Ron Paul got booed in a presidential debate for suggesting that the 9/11 attacks were blowback for US interventions in the Middle East, but that was exactly what they were (if they weren’t a false flag, which is certainly a possibility). From Jacob G. Hornberger at fff.org:

With today being another anniversary of the 9/11 attacks, it’s important to recall why it was that that deadly event came about.

No, the terrorists didn’t attack us because they hated our “freedom and values,” as U.S. officials and American interventionists claimed after the attacks. Instead, the attacks occurred in retaliation for what the U.S. national-security establishment, specifically the Pentagon and the CIA, had been doing to people in the Middle East prior to the 9/11 attacks.

Recall the Persian Gulf War in 1991, when the U.S. government intervened in a conflict involving their old partner and ally, Saddam Hussein, the dictator of Iraq. Iraq had gotten in a territorial dispute with Kuwait, which ended up with Iraq invading Kuwait.

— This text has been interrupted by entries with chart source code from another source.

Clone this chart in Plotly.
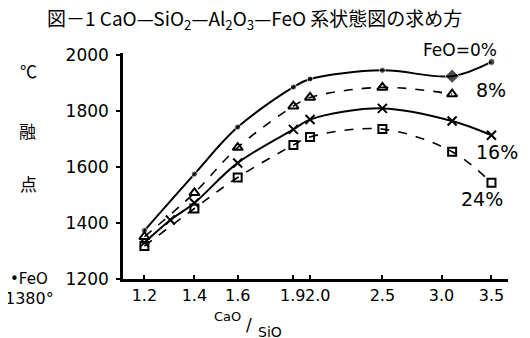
import math
import plotly.graph_objects as go

# Data (CaO/SiO2 ratio vs melting point, deg C)
x_feo0 = [1.2, 1.4, 1.6, 1.9, 2.0, 2.5, 3.1, 3.5]
y_feo0 = [1373, 1575, 1743, 1886, 1915, 1946, 1925, 1976]

x_feo8 = [1.2, 1.4, 1.6, 1.9, 2.0, 2.5, 3.1]
y_feo8 = [1351, 1508, 1670, 1818, 1849, 1885, 1861]

x_feo16 = [1.2, 1.3, 1.4, 1.6, 1.9, 2.0, 2.5, 3.1, 3.5]
y_feo16 = [1330, 1411, 1472, 1615, 1735, 1770, 1810, 1765, 1714]

x_feo24 = [1.2, 1.4, 1.6, 1.9, 2.0, 2.5, 3.1, 3.5]
y_feo24 = [1318, 1452, 1563, 1679, 1708, 1736, 1655, 1544]

x_ticks = [1.2, 1.4, 1.6, 1.9, 2.0, 2.5, 3.0, 3.5]
x_tick_text = ["1.2", "1.4", "1.6", "", "", "2.5", "3.0", "3.5"]
x_close_ticks = [1.9, 2.0]          # labels drawn separately (they touch)
x_close_text = ["1.9", "2.0"]
y_ticks = [1200, 1400, 1600, 1800, 2000]

series_labels = ["FeO=0%", "8%", "16%", "24%"]

# page has an 8px body margin: size the figure to the visible area
OFF = 8
W, H = 530 - OFF, 338 - OFF
ML, MR, MT, MB = 123 - OFF, 22, 53 - OFF, 59
PW, PH = W - ML - MR, H - MT - MB

fig = go.Figure()

fig.add_trace(go.Scatter(
    x=x_feo0, y=y_feo0, mode="lines+markers", line_shape="spline",
    line=dict(color="black", width=2),
    marker=dict(symbol=["circle"] * 6 + ["diamond", "circle"],
                size=[6] * 6 + [11, 7], color="black"),
    showlegend=False))
fig.add_trace(go.Scatter(
    x=x_feo8, y=y_feo8, mode="lines+markers", line_shape="spline",
    line=dict(color="black", width=1.6, dash="dash"),
    marker=dict(symbol="triangle-up-open", size=9, color="black",
                line=dict(width=2)),
    showlegend=False))
fig.add_trace(go.Scatter(
    x=x_feo16, y=y_feo16, mode="lines+markers", line_shape="spline",
    line=dict(color="black", width=2),
    marker=dict(symbol="x-thin-open", size=9, color="black",
                line=dict(width=2, color="black")),
    showlegend=False))
fig.add_trace(go.Scatter(
    x=x_feo24, y=y_feo24, mode="lines+markers", line_shape="spline",
    line=dict(color="black", width=1.6, dash="dash"),
    marker=dict(symbol="square-open", size=8, color="black",
                line=dict(width=2)),
    showlegend=False))

font_main = "DejaVu Sans"
cjk = "Noto Sans CJK JP"

fig.update_layout(
    width=W, height=H,
    margin=dict(l=ML, r=MR, t=MT, b=MB),
    paper_bgcolor="white", plot_bgcolor="white",
    xaxis=dict(type="log", range=[0.0505, 0.5662],
               tickvals=x_ticks, ticktext=x_tick_text, tickangle=0,
               ticks="inside", ticklen=4, tickwidth=2, tickcolor="black",
               showline=True, linecolor="black", linewidth=2.5,
               showgrid=False, zeroline=False,
               tickfont=dict(family=font_main, size=16, color="black")),
    yaxis=dict(range=[1200, 2008], tickvals=y_ticks,
               ticks="outside", ticklen=4, tickwidth=2, tickcolor="black",
               showline=True, linecolor="black", linewidth=2.5,
               showgrid=False, zeroline=False, ticklabelstandoff=4,
               tickfont=dict(family=font_main, size=17, color="black")),
)

ann = []
ann.append(dict(text="図－1 CaO—SiO<sub>2</sub>—Al<sub>2</sub>O<sub>3</sub>—FeO 系状態図の求め方",
                x=254, y=19, font=dict(size=19, family=cjk)))
label_pos = [(460, 50, 17), (491, 90, 19), (497, 152, 19), (482, 199, 19)]
for t, (px, py, fs) in zip(series_labels, label_pos):
    ann.append(dict(text=t, x=px, y=py, font=dict(size=fs, family=font_main)))
ann.append(dict(text="℃", x=28, y=70, font=dict(size=17, family=cjk)))
ann.append(dict(text="融", x=27, y=130, font=dict(size=17, family=cjk)))
ann.append(dict(text="点", x=28, y=183, font=dict(size=17, family=cjk)))
ann.append(dict(text="•FeO", x=50, y=279, xanchor="right", font=dict(size=15, family=font_main)))
ann.append(dict(text="1380°", x=56, y=298, xanchor="right", font=dict(size=16, family=font_main)))
ann.append(dict(text="CaO", x=227, y=316, font=dict(size=13, family=font_main)))
ann.append(dict(text="/", x=249, y=325, font=dict(size=17, family=font_main)))
ann.append(dict(text="SiO", x=270, y=332, font=dict(size=14, family=font_main)))

annotations = []
for a in ann:
    annotations.append(dict(
        showarrow=False, xref="paper", yref="paper",
        xanchor=a.get("xanchor", "center"), yanchor="middle", text=a["text"],
        font=dict(color="black", **a["font"]),
        # screen pixel -> paper fraction
        x=(a["x"] - OFF - ML) / PW,
        y=(H - (a["y"] - OFF) - MB) / PH))

for v, t, shift in zip(x_close_ticks, x_close_text, [-1, 7]):
    annotations.append(dict(text=t, x=math.log10(v), xref="x",
                            y=0, yref="paper", yanchor="top", yshift=-5,
                            xanchor="center", xshift=shift, showarrow=False,
                            font=dict(family=font_main, size=16, color="black")))
fig.update_layout(annotations=annotations)

fig.write_html("out.html")
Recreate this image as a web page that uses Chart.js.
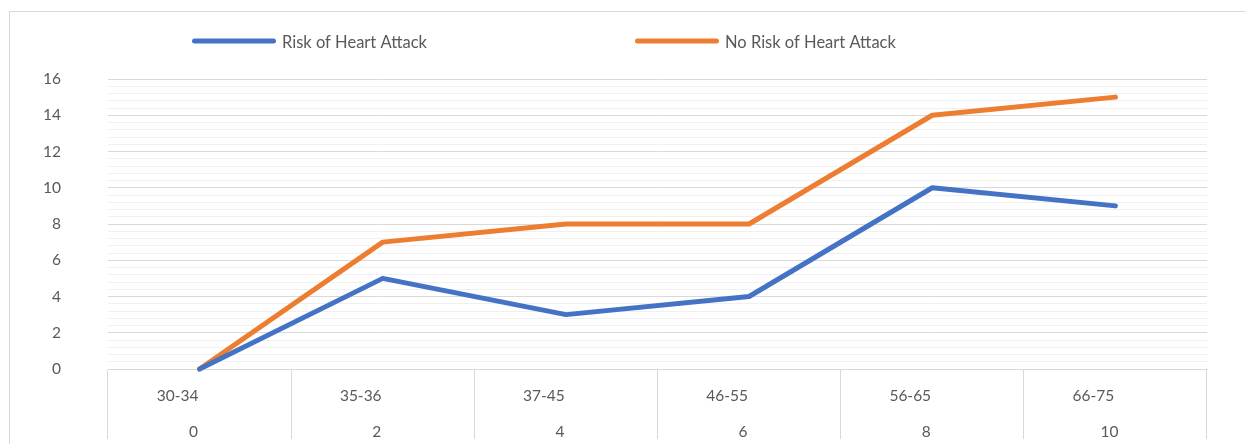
<!DOCTYPE html>
<html>
<head>
<meta charset="utf-8">
<title>Heart attack risk by age group</title>
<script src="https://cdn.jsdelivr.net/npm/chart.js@4/dist/chart.umd.min.js"></script>
<style>
    html, body { margin: 0; padding: 0; background: #fff; overflow: hidden; }
    #frame {
        position: absolute; left: 9px; top: 11px;
        width: 1400px; height: 600px;
        border: 1px solid #d9d9d9; box-sizing: border-box;
    }
    #wrap { position: absolute; left: 0; top: 0; width: 1246px; height: 444px; }
</style>
</head>
<body>
<div id="frame"></div>
<div id="wrap"><canvas id="heartChart"></canvas></div>
<script>
// Chart data
const ageGroups = ['30-34', '35-36', '37-45', '46-55', '56-65', '66-75'];
const groupNumbers = ['0', '2', '4', '6', '8', '10'];
const riskCounts = [0, 5, 3, 4, 10, 9];
const noRiskCounts = [0, 7, 8, 8, 14, 15];

const TEXT_COLOR = '#595959';
const FONT_FAMILY = 'Lato, "Open Sans", sans-serif';

// Simple line-sample legend drawn above the plot
const lineLegend = {
    id: 'lineLegend',
    afterDraw(chart, args, opts) {
        const ctx = chart.ctx;
        ctx.save();
        chart.data.datasets.forEach((ds, i) => {
            const x = opts.starts[i];
            ctx.strokeStyle = ds.borderColor;
            ctx.lineWidth = 5;
            ctx.lineCap = 'round';
            ctx.beginPath();
            ctx.moveTo(x + 2.5, opts.y);
            ctx.lineTo(x + opts.lineLength - 2.5, opts.y);
            ctx.stroke();

            ctx.fillStyle = TEXT_COLOR;
            ctx.font = '16.5px ' + FONT_FAMILY;
            ctx.textBaseline = 'middle';
            ctx.textAlign = 'left';
            ctx.fillText(ds.label, x + opts.lineLength + 6, opts.y + 2);
        });
        ctx.restore();
    }
};

const isMajor = v => Math.abs(v / 2 - Math.round(v / 2)) < 1e-6;

new Chart(document.getElementById('heartChart').getContext('2d'), {
    type: 'line',
    data: {
        labels: ageGroups,
        datasets: [
            {
                label: 'Risk of Heart Attack',
                data: riskCounts,
                borderColor: '#4472C4',
                backgroundColor: '#4472C4',
                borderWidth: 5,
                borderCapStyle: 'round',
                borderJoinStyle: 'round',
                pointRadius: 0,
                tension: 0,
                clip: false,
                xAxisID: 'x'
            },
            {
                label: 'No Risk of Heart Attack',
                data: noRiskCounts,
                borderColor: '#ED7D31',
                backgroundColor: '#ED7D31',
                borderWidth: 5,
                borderCapStyle: 'round',
                borderJoinStyle: 'round',
                pointRadius: 0,
                tension: 0,
                clip: false,
                xAxisID: 'x'
            }
        ]
    },
    options: {
        responsive: true,
        maintainAspectRatio: false,
        animation: false,
        layout: { padding: { left: 0, right: 39, top: 79, bottom: 0 } },
        plugins: {
            legend: { display: false },
            tooltip: { enabled: false },
            lineLegend: { starts: [192, 635], lineLength: 84, y: 41 }
        },
        scales: {
            x: {
                type: 'category',
                position: 'bottom',
                weight: 0,
                offset: true,
                border: { display: true, color: '#d9d9d9', width: 1 },
                grid: {
                    offset: true,
                    drawOnChartArea: false,
                    drawTicks: true,
                    tickLength: 70,
                    color: '#d9d9d9'
                },
                ticks: {
                    color: TEXT_COLOR,
                    font: { family: FONT_FAMILY, size: 15.5 },
                    padding: -52,
                    labelOffset: -22,
                    maxRotation: 0,
                    autoSkip: false
                },
                afterFit(scale) { scale.height = 44; }
            },
            x2: {
                type: 'category',
                position: 'bottom',
                weight: 1,
                labels: groupNumbers,
                offset: true,
                border: { display: false },
                grid: { display: false, drawTicks: false },
                ticks: {
                    color: TEXT_COLOR,
                    font: { family: FONT_FAMILY, size: 15.5 },
                    padding: 10,
                    labelOffset: -6,
                    maxRotation: 0,
                    autoSkip: false
                },
                afterFit(scale) { scale.height = 31; }
            },
            y: {
                min: 0,
                max: 16,
                border: { display: false },
                grid: {
                    drawTicks: false,
                    lineWidth: 1,
                    color: ctx => isMajor(ctx.tick.value) ? '#d9d9d9' : '#f0f0f0'
                },
                ticks: {
                    stepSize: 0.4,
                    autoSkip: false,
                    padding: 47,
                    color: TEXT_COLOR,
                    font: { family: FONT_FAMILY, size: 15.5 },
                    callback: v => isMajor(v) ? String(Math.round(v)) : ''
                },
                afterFit(scale) { scale.width = 108; }
            }
        }
    },
    plugins: [lineLegend]
});
</script>
</body>
</html>
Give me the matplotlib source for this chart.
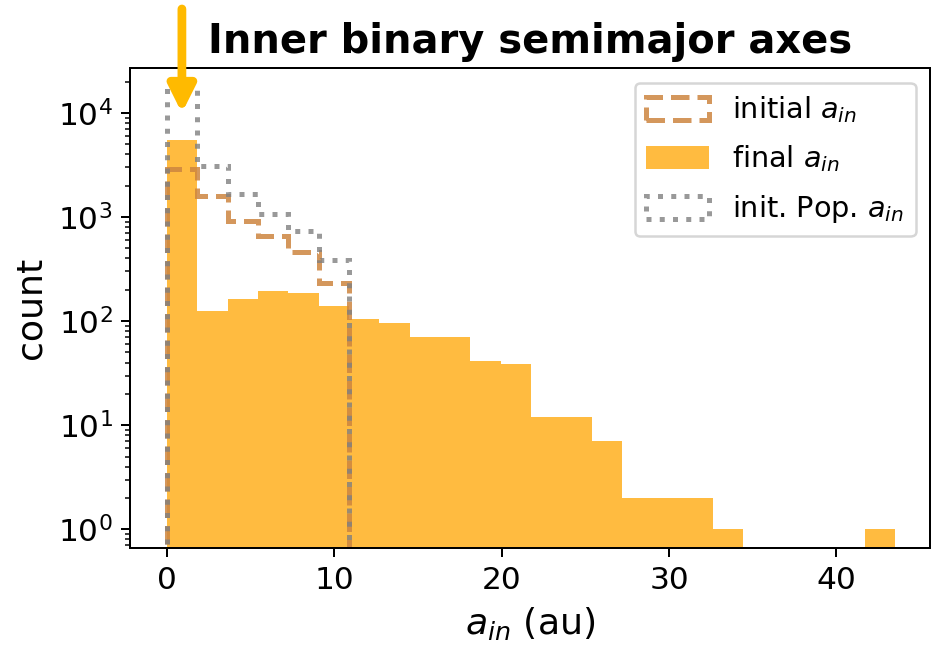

U.S. officials felt that they could not let Iraq’s invasion of Kuwait to stand, which is somewhat strange given that the U.S. government supported Iraq when it invaded Iran in the 1980s. Without the congressional declaration of war the Constitution requires, the U.S. government went to war against Iraq, killing multitudes of Iraqi people in the process and wreaking untold destruction across the country.

During the conflict, the Pentagon ordered the destruction of Iraq’s water-and-sewage treatment plants, after a study revealed that such destruction would help spread infectious illnesses within the Iraqi populace.